Bell and Coveo Build a Canadian Sovereign AI Stack
Bell and Coveo announced a partnership to embed Coveo’s relevance platform into Bell’s AI Fabric, targeting federal and provincial agencies and regulated firms with Canadian-resident AI services. The deal is part of a broader Bell strategy that also includes hardware and sovereign-compute partnerships, accelerating pilot readiness while exposing practical constraints around supply, SLAs and potential vendor lock-in.

TELUS rolls out Confidential AI in Canada with Fortanix on NVIDIA hardware
TELUS and Fortanix launched a Confidential AI offering on NVIDIA infrastructure to provide cryptographic proof that sensitive workloads stay inside Canadian jurisdiction. The move targets regulated customers in healthcare, finance and government and signals a shift toward onshore, attested AI supply chains.
Public Services and Procurement Canada to announce Surveillance of Space 2 contract
The Canadian procurement authority will unveil a contract award for the Surveillance of Space 2 program on 18 March 2026 in Richmond, B.C., a concrete procurement step that aligns with a broader March defence industrial roll‑out and signals near‑term investment in space situational awareness while exposing supply‑chain and clearance bottlenecks.

Bell partners with Hypertec to deepen Canada’s sovereign AI infrastructure
Bell and Hypertec announced a Canada-hosted sovereign AI offering that pairs domestic GPU systems with a nationwide data-centre platform. The deal aims to keep sensitive workloads and regulated data inside Canada, shifting procurement and risk models for public sector and enterprise AI deployments.

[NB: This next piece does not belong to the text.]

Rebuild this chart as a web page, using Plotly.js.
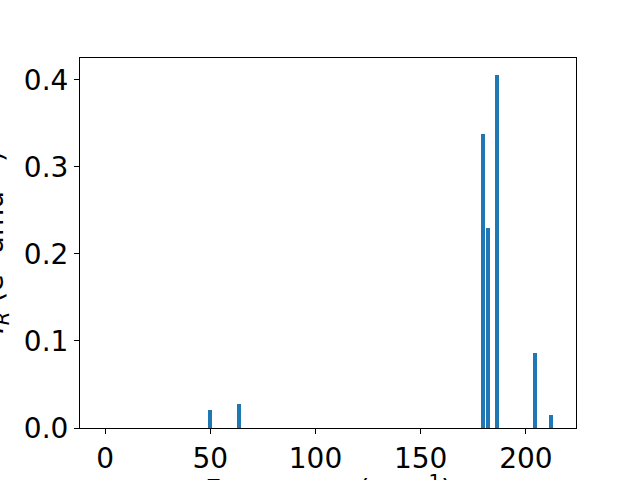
<!DOCTYPE html>
<html>
<head>
<meta charset="utf-8">
<script src="https://cdn.plot.ly/plotly-3.0.1.min.js"></script>
<style>html,body{margin:0;padding:0;background:#fff;}#chart{width:640px;height:480px;}</style>
</head>
<body>
<div id="chart"></div>
<script>
var frequencies = [49.9, 63.7, 179.6, 182.0, 186.2, 204.3, 211.9];
var intensities = [0.0207, 0.0276, 0.338, 0.230, 0.406, 0.086, 0.015];
var xTickValues = [0, 50, 100, 150, 200];
var yTickValues = [0.0, 0.1, 0.2, 0.3, 0.4];
var yTickLabels = ['0.0', '0.1', '0.2', '0.3', '0.4'];
var xTitle = 'Frequency (cm<sup>−1</sup>)';
var yTitle = '<i>I</i><sub><i>R</i></sub> (e<sup>2</sup> amu<sup>−1</sup>)';

var trace = {
  type: 'bar',
  x: frequencies,
  y: intensities,
  width: 1.9,
  marker: {color: '#1f77b4', line: {width: 0}},
  hoverinfo: 'x+y'
};

var axisCommon = {
  showgrid: false,
  zeroline: false,
  showline: true,
  mirror: true,
  linecolor: '#000',
  linewidth: 1,
  ticks: 'outside',
  ticklen: 5,
  tickwidth: 1,
  tickcolor: '#000',
  tickfont: {family: 'DejaVu Sans', size: 28, color: '#000'}
};

var titleFont = {family: 'DejaVu Sans', size: 28, color: '#000'};

var layout = {
  width: 640,
  height: 480,
  margin: {l: 80, r: 64, t: 58, b: 52},
  paper_bgcolor: '#fff',
  plot_bgcolor: '#fff',
  showlegend: false,
  bargap: 0,
  xaxis: Object.assign({}, axisCommon, {
    range: [-11.9, 223.8],
    tickvals: xTickValues
  }),
  yaxis: Object.assign({}, axisCommon, {
    range: [0, 0.425],
    tickvals: yTickValues,
    ticktext: yTickLabels
  }),
  annotations: [
    {
      text: xTitle, xref: 'paper', yref: 'paper', x: 0.5, y: -0.1081,
      xanchor: 'center', yanchor: 'top', showarrow: false, font: titleFont
    },
    {
      text: yTitle, xref: 'paper', yref: 'paper', x: -0.129, y: 0.5,
      xanchor: 'right', yanchor: 'middle', textangle: -90, showarrow: false, font: titleFont
    }
  ]
};

Plotly.newPlot('chart', [trace], layout, {staticPlot: true, displayModeBar: false});
</script>
</body>
</html>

Global Coalition on Telecommunications Expands with Canada, Finland, Sweden
At Mobile World Congress, the Global Coalition on Telecommunications added Finland and Sweden while Canada reaffirmed leadership, and industry partners publicly endorsed a new set of 6G security guidelines. This move accelerates allied coordination on secure-by-design networks, supply-chain diversification, and quantum-safe cryptography—forcing near-term procurement and standards consequences for vendors and operators.